The credit crunch, which has crimped the ability of car buyers to get loans, has now hurt the ability of dealers to obtain inventory. And consumer confidence has only worsened as the county unemployment rate hit 9.9 percent in December, the highest in 14 years.

The state’s New Car Dealers Association now predicts California could end up losing almost one-third of dealerships this year 500 of the remaining 1,500.

“It’s the perfect storm for a dealer’s worst nightmare,” said Mike Gilligan, general manager and co-owner of Cerritos Ford, one of the county’s biggest Ford dealerships. “It just seems like we’ve been slammed on every side.”


Dramatic decline

Although car sales slightly decreased over the past five years, it wasn’t until last summer when gasoline prices nearly hit $5 a gallon locally that car dealers started to shrink dramatically, said Aaron Jacoby, an attorney with the Venable law firm, which represents many Southern California automobile dealers.

“That’s when I first heard clients talking about a soon to be gloomy picture, but I don’t think anyone realized how far south things were going to go in just eight months,” Jacoby said.

Dealers thought they had caught a break last year when gas prices decreased, but then the collapse of the banking industry in September tightened the credit crunch hitting not only car buyers but dealerships.
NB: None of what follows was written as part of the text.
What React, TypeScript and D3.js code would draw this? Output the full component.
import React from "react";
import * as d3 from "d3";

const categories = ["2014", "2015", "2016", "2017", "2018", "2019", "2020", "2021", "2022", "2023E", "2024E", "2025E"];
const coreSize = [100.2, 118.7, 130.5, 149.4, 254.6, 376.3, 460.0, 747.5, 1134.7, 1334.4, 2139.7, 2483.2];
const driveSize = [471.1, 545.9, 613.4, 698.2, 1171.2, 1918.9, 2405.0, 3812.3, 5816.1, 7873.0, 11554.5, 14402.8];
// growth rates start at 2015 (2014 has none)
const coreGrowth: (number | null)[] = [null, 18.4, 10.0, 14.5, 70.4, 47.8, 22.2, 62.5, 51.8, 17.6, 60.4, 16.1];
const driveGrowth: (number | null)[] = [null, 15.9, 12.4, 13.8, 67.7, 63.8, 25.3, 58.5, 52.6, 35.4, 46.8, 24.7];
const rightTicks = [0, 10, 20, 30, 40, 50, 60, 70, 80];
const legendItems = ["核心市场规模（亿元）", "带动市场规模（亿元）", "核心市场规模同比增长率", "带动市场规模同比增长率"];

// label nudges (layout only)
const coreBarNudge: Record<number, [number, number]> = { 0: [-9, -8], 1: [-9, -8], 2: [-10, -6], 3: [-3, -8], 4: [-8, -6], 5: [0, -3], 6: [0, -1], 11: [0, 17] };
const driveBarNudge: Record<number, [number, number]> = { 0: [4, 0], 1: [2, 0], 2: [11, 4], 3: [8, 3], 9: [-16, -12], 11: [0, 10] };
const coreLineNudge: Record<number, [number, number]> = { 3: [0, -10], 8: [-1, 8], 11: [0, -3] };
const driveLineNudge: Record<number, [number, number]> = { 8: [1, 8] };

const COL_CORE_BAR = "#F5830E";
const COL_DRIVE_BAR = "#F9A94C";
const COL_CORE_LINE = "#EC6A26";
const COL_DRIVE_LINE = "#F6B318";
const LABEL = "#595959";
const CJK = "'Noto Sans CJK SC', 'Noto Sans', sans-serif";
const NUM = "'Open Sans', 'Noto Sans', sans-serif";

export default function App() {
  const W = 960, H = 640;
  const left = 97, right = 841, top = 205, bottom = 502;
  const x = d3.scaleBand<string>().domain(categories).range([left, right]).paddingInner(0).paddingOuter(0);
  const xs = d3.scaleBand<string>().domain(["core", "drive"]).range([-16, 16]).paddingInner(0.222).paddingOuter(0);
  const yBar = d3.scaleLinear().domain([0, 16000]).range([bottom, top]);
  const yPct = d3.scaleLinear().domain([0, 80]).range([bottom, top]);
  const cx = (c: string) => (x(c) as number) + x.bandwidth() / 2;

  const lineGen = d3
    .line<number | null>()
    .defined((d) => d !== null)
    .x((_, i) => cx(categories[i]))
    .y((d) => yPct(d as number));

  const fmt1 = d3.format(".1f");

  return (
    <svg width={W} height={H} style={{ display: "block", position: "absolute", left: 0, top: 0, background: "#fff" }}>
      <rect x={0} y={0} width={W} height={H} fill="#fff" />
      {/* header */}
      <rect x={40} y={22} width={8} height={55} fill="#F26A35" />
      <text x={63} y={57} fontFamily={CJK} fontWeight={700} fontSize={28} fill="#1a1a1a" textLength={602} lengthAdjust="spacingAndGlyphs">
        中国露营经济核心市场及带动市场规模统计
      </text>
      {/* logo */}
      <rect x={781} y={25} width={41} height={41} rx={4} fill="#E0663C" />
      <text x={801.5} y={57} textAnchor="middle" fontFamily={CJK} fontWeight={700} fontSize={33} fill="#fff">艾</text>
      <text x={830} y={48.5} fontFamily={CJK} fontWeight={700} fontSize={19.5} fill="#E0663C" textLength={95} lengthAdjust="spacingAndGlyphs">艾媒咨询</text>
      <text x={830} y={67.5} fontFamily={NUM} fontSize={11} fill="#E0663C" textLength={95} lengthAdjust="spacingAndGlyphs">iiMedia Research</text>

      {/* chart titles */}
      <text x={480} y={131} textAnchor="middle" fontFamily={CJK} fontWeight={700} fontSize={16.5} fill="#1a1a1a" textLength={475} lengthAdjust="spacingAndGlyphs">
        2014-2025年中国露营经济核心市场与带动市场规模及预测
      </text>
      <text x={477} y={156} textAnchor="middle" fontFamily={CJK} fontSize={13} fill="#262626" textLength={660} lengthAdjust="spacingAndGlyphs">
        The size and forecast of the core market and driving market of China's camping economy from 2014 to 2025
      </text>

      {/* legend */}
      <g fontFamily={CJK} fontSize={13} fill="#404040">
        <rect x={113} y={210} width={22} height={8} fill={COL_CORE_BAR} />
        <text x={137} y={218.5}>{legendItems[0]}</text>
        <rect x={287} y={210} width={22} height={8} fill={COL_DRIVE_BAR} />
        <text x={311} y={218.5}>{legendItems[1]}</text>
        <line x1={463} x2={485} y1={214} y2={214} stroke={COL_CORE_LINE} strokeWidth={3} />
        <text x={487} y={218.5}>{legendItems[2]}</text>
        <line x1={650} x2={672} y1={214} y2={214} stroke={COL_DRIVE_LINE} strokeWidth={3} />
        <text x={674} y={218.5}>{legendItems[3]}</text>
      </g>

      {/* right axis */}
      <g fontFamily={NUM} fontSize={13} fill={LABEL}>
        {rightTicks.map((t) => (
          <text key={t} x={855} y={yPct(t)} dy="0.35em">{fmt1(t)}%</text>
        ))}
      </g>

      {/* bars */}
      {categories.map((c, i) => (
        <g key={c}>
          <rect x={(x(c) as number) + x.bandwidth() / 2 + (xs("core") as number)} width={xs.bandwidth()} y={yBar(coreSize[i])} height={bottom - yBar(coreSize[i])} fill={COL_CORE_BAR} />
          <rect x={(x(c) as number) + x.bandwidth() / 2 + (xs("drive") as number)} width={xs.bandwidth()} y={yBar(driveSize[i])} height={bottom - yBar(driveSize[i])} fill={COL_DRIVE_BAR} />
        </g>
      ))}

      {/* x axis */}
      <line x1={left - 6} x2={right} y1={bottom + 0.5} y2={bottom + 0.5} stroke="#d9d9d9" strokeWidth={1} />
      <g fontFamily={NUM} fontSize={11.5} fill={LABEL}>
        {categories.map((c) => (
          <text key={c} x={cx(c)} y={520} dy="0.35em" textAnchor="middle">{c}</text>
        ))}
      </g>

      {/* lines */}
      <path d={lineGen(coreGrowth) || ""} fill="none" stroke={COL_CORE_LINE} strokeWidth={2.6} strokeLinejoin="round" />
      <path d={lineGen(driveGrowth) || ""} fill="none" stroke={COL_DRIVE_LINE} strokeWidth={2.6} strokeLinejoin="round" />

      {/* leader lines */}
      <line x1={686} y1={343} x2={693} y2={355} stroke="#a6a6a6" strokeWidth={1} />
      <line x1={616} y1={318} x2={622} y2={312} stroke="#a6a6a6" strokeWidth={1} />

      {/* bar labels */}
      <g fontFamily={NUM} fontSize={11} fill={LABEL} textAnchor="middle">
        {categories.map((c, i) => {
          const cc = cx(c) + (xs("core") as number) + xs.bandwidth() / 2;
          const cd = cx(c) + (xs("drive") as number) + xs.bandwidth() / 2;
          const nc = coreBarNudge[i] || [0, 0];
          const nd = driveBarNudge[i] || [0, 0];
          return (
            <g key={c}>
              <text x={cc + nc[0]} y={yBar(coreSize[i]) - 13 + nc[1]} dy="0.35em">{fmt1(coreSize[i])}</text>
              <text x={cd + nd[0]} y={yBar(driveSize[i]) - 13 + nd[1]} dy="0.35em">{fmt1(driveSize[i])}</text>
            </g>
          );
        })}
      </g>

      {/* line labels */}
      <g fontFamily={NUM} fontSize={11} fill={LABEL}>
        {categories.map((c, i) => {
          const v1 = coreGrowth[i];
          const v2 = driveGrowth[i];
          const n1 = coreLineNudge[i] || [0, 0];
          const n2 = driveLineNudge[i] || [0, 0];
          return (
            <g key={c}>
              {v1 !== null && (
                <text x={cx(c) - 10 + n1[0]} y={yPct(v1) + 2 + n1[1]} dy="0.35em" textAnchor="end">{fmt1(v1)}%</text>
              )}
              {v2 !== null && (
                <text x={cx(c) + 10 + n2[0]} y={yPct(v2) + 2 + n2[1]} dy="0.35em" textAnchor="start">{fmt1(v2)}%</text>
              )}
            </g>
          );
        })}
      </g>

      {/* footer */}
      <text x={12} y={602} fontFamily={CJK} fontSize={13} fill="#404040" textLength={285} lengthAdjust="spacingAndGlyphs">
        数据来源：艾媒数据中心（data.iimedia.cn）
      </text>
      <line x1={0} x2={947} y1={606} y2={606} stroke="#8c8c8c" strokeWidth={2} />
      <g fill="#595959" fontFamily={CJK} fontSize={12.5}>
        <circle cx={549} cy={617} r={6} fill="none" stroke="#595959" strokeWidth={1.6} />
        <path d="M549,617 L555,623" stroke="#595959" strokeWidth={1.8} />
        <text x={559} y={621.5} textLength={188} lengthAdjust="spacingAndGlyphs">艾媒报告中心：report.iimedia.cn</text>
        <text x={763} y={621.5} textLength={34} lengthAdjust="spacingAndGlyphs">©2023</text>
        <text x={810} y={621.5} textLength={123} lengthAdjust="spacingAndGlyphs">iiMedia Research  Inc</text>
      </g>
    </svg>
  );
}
Dealers typically finance their vehicle inventory from “floorplan” lenders, usually the lending arms of automakers such as GM and Toyota. But Welch said that over the past several months several floorplan lenders have instituted strict new policies that require dealers to pay down principal before cars are sold rather than after.

About 130 additional dealers statewide fear they will be forced to close their doors within the next six months unless they obtain immediate floorplan financing relief, according to a survey conducted by the industry trade group in February.
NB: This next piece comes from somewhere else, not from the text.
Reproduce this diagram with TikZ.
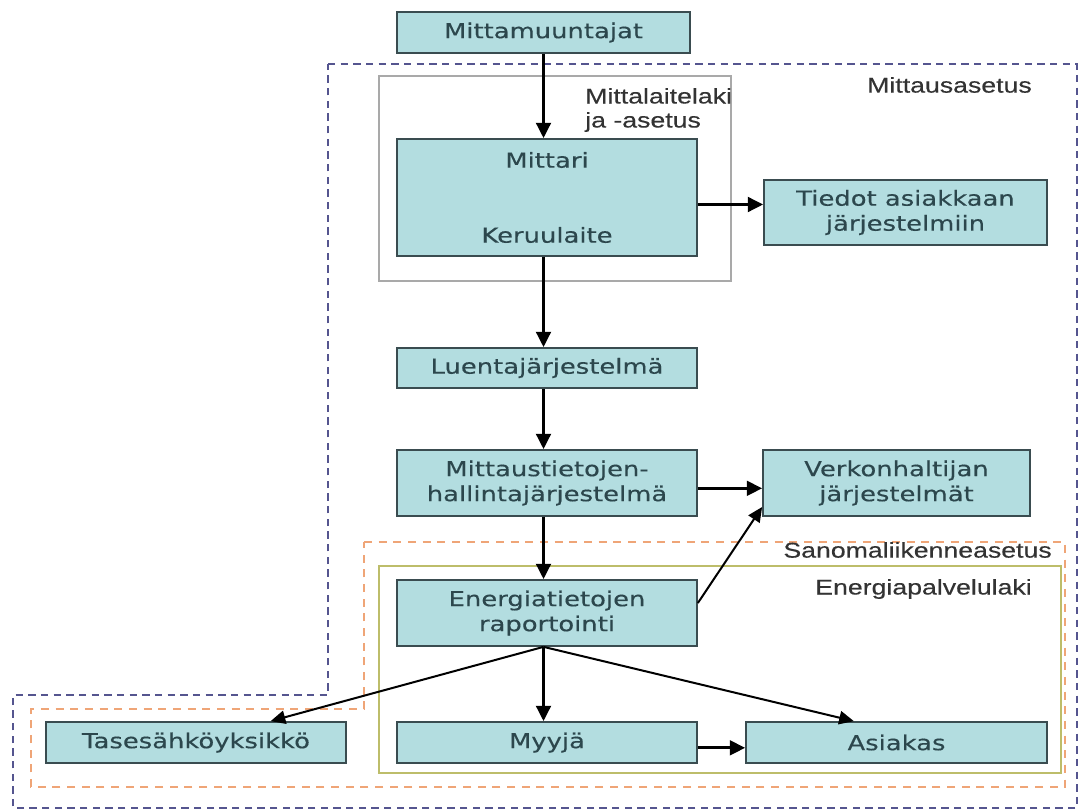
\documentclass[tikz,border=0pt]{standalone}
\usepackage{fontspec}
\setmainfont{DejaVu Sans}[FakeStretch=1.25,FakeBold=0.35]
\newfontfamily\lblfont{Liberation Sans}[FakeStretch=1.25,FakeBold=0.35]
\usetikzlibrary{arrows.meta}
\definecolor{boxfill}{HTML}{B3DDE0}
\definecolor{boxline}{HTML}{3A4C50}
\definecolor{boxtext}{HTML}{2C474D}
\definecolor{bluedash}{HTML}{55558F}
\definecolor{orangedash}{HTML}{EFA577}
\definecolor{greenline}{HTML}{BDBD6A}
\definecolor{grayline}{HTML}{A9A9A9}
\definecolor{lbltext}{HTML}{333333}
\begin{document}
\begin{tikzpicture}[x=0.75pt,y=-0.75pt,
  box/.style={draw=boxline, fill=boxfill, line width=1.3pt, text=boxtext,
    font=\fontsize{15.5}{18.75}\selectfont, align=center, inner sep=0pt},
  arr/.style={-{Triangle[length=11.5pt,width=11pt]}, line width=2.2pt, black},
  thinarr/.style={-{Triangle[length=11pt,width=10pt]}, line width=1.5pt, black},
  lbl/.style={text=lbltext, font=\lblfont\fontsize{16}{18}\selectfont, inner sep=0pt},
  bluecont/.style={draw=bluedash, line width=1.8pt, dash pattern=on 5.5pt off 4pt},
  orangecont/.style={draw=orangedash, line width=1.1pt, dash pattern=on 6pt off 5pt},
  greencont/.style={draw=greenline, line width=1.1pt},
  graycont/.style={draw=grayline, line width=1.1pt}]
\useasboundingbox (0,0) rectangle (1079,812);
\fill[white] (0,0) rectangle (1079,812);

% containers
\draw[bluecont] (328,64) -- (1077,64) -- (1077,808) -- (13,808) -- (13,695) -- (328,695) -- cycle;
\draw[graycont] (379,76) rectangle (731,281);
\draw[orangecont] (364,542) -- (1065,542) -- (1065,787) -- (31,787) -- (31,709) -- (364,709) -- cycle;
\draw[greencont] (379,566) rectangle (1061,773);

% container labels
\node[lbl, anchor=east] (lmitt) at (1032,85) {Mittausasetus};
\node[lbl, anchor=west, align=left] (llait) at (585,110) {Mittalaitelaki\\ja -asetus};
\node[lbl, anchor=east] (lsano) at (1052,550) {Sanomaliikenneasetus};
\node[lbl, anchor=east] (lener) at (1032,589) {Energiapalvelulaki};

% boxes
\node[box, minimum width=219.75pt, minimum height=30.75pt] (mm) at (543.5,32.5) {Mittamuuntajat};
\node[box, minimum width=225pt, minimum height=87.75pt] (mittari) at (547,197.5) {Mittari\\[37.5pt]Keruulaite};
\node[box, minimum width=212.25pt, minimum height=48.75pt] (tiedot) at (905.5,212.5) {Tiedot asiakkaan\\järjestelmiin};
\node[box, minimum width=225pt, minimum height=30pt] (luenta) at (547,368) {Luentajärjestelmä};
\node[box, minimum width=225pt, minimum height=49.5pt] (mhj) at (547,483) {Mittaustietojen-\\hallintajärjestelmä};
\node[box, minimum width=200.25pt, minimum height=49.5pt] (verkon) at (896.5,483) {Verkonhaltijan\\järjestelmät};
\node[box, minimum width=225pt, minimum height=49.5pt] (energia) at (547,613) {Energiatietojen\\raportointi};
\node[box, minimum width=225pt, minimum height=30.75pt] (tase) at (196,742.5) {Tasesähköyksikkö};
\node[box, minimum width=225pt, minimum height=30.75pt] (myyja) at (547,742.5) {Myyjä};
\node[box, minimum width=225.75pt, minimum height=30.75pt] (asiakas) at (896.5,742.5) {Asiakas};

% connectors
\draw[arr] (mm.south) -- (mittari.north -| mm.south);
\draw[arr] ([yshift=6pt]tiedot.west -| mittari.east) -- ([yshift=6pt]tiedot.west);
\draw[arr] (mittari.south -| mm.south) -- (luenta.north -| mm.south);
\draw[arr] (luenta.south -| mm.south) -- (mhj.north -| mm.south);
\draw[arr] ([yshift=-4pt]mhj.east) -- ([yshift=-4pt]verkon.west);
\draw[arr] (mhj.south -| mm.south) -- (energia.north -| mm.south);
\draw[thinarr] ([yshift=7.5pt]energia.east) -- ([yshift=-18pt]verkon.west);
\draw[thinarr] (energia.south -| mm.south) -- ([xshift=56pt]tase.north);
\draw[arr] (energia.south -| mm.south) -- (myyja.north -| mm.south);
\draw[thinarr] (energia.south -| mm.south) -- ([xshift=-32pt]asiakas.north);
\draw[arr] ([yshift=-4pt]myyja.east) -- ([yshift=-4pt]asiakas.west);
\end{tikzpicture}
\end{document}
Now, auto dealers are wondering if people will still buy cars after increases in sales tax and vehicle license fees start to kick in during April to meet the state’s $42 billion deficit.

Passed last month, the new levies will add almost $400 to the price of the average new car, which is about $26,000. Broken down, that’s about $260 from the 1 percent sales tax hike, which takes effect April 1, and another $130 from the 77 percent increase in the vehicle license fee, which goes into effect May 19.
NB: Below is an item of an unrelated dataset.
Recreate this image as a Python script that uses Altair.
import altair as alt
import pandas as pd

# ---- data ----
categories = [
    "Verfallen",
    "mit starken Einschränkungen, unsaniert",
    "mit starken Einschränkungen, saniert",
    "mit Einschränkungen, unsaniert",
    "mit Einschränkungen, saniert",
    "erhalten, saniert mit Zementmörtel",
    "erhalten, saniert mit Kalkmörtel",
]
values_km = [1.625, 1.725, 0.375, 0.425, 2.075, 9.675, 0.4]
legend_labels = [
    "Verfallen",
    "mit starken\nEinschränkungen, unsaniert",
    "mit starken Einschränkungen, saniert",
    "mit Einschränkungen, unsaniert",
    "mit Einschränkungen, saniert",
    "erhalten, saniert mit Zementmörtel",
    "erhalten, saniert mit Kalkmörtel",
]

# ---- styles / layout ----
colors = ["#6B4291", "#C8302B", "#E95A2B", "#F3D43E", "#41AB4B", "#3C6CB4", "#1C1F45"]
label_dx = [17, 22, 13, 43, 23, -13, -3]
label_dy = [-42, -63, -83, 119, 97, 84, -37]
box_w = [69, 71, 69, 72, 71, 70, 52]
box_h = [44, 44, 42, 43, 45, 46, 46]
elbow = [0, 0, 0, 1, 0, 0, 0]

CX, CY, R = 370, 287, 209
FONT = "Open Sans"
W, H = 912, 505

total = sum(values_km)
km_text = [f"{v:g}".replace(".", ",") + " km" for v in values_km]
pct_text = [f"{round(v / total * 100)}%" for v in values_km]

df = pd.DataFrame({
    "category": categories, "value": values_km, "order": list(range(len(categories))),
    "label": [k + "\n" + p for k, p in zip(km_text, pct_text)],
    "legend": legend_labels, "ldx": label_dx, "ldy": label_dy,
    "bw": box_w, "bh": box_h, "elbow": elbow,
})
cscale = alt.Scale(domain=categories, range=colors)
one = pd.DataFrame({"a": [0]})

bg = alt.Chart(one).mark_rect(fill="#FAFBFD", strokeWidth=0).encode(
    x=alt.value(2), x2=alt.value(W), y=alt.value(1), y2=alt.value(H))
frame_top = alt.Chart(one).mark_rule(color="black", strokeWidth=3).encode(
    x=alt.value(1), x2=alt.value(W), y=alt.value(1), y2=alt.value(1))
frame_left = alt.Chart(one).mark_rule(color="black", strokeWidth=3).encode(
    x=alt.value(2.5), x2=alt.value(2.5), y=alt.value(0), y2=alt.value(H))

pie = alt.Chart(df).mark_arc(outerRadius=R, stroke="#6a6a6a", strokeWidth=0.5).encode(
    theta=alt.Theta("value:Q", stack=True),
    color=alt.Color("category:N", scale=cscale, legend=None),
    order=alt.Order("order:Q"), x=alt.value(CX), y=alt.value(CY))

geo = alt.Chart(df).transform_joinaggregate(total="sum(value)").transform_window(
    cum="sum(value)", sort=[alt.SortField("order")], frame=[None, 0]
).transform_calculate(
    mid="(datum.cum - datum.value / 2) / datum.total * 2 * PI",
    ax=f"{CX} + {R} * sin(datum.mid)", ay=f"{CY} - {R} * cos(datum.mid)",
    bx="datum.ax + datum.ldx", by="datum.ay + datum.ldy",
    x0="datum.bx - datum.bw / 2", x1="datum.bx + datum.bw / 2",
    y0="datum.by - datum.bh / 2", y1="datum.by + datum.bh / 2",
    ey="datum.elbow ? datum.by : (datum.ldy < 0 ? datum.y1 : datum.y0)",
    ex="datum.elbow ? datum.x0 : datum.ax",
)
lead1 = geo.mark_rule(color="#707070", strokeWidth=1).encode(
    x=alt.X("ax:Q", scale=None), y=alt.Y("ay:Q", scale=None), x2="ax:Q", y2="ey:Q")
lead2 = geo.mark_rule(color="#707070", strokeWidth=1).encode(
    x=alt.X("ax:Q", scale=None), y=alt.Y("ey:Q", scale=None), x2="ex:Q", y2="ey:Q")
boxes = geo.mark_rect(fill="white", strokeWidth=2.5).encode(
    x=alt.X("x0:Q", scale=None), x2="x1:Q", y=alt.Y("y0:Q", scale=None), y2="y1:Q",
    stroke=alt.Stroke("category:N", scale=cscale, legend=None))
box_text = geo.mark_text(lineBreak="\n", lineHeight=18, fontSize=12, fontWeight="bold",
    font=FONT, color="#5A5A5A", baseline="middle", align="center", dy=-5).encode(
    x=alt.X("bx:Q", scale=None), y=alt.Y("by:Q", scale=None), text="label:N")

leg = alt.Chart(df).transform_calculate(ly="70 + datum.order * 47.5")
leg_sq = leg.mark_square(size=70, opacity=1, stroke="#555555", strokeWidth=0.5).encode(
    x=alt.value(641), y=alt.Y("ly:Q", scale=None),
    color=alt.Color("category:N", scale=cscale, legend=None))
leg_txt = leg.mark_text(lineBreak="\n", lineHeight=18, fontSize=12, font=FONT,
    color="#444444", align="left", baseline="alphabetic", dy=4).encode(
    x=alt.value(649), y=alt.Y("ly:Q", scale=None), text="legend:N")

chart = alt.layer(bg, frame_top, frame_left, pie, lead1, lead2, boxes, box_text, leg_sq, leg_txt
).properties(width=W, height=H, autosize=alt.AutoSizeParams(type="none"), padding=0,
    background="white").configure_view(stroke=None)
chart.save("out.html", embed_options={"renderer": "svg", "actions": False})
“All dealers agree they’re looking forward to a really good March,” Welch said with a bitter laugh. “They think that anyone who has the money to buy a car will do so now so they don’t have to pay the extra costs.”

Jack Kyser, lead economist for the Los Angeles Economic Development Corp., said the recent meltdown has only exacerbated a problem that has been long brewing: the reliance on a dealer network far larger than sales warranted.

“For decades, American manufacturers dominated car sales and theorized the more dealerships, the better. But as foreign sales rose in the 1990s trumping the domestic brands, especially in compact car-loving Los Angeles, the U.S. makers didn’t scale back,” Kyser said. “You are watching a major industry literally come apart at the seams.”

A couple of years ago, M.J. Vaughn started to see the downturn hit his dealership, Guy Schmidt Automotive Group in Glendale.

Vaughn took over the dealership in the mid-1980s, when domestics ruled the auto landscape, and his business helped General Motors sell 1 million Oldsmobiles a year.

Business remained steady for years and other domestic nameplates he carried Cadillac, Pontiac, GMC and Buick all sold well, especially trucks and SUVs, into the early 2000s. They had been selling about 325 cars a month, but around 2004 sales had declined to about 200 a month, and he started shedding employees and selling property.

By last summer, he was down to one location with 42 employees, from three locations with 187 employees and that’s when he decided to call it quits. He was selling just 85 cars a month, and predicted the lot wouldn’t move enough to make ends meet, let alone make a profit.

“It was the most painful moment in my career. It can feel like a failure because you weren’t able to survive and have to let go all these people you’ve worked so long with,” said Vaughn, 62, who spent 40 years in automotive sales.

“I’m glad we got out just in time,” he said. “We were able to get almost everyone a job elsewhere. But since then, it’s suddenly accelerated even worse than I thought it could.”


Rising tide

Meanwhile, dealers trying to stay afloat have cut costs at every corner, downsizing staff, scaling back advertising, turning off all lights at night, or only giving customers half-tanks of gas instead of full ones when they purchase cars.

“In times like these you just have to be a good entrepreneur and scrutinize every dollar and every decision,” said Gilligan of Cerritos Ford, which shrank its staff and advertising by 15 percent last year. “We know that automakers are trying to shrink down the number of dealers, so it’s kind of like survival of the fittest.”

A mildly bright spot for new car dealers: their used car sales. Sales of secondhand autos are up or holding steady at most lots, dealers said, mainly because they are cheaper than new models. However, the Department of Motor Vehicles reported that 416 used car dealerships closed in California in 2008.

“I think right now all you can do is try to motivate yourself and your employees to just do your best,” Gilligan said. “You can’t control the entire industry but really only what’s on your lot.”

While some dealerships are closing, allowing automakers to slim down their franchise networks under federal government pressure, local dealers are seeing an opportunity to merge or acquire smaller competitors.

One of those dealers considering such a move is Danny McKenna, who owns McKenna Motors, which sells foreign cars such as Porsches, Volkswagens and BMWs, at locations in Norwalk and Huntington Beach.

McKenna wouldn’t disclose the dealerships he’s eyeing, but said he wouldn’t acquire domestic brands because of the risk.

“I’ve seen five dealerships around me tank in the last couple of months. Of course I’m scared to death to stay in the business,” he said. “I know I’m walking into a business problem, but I know it’s the right thing to expand.”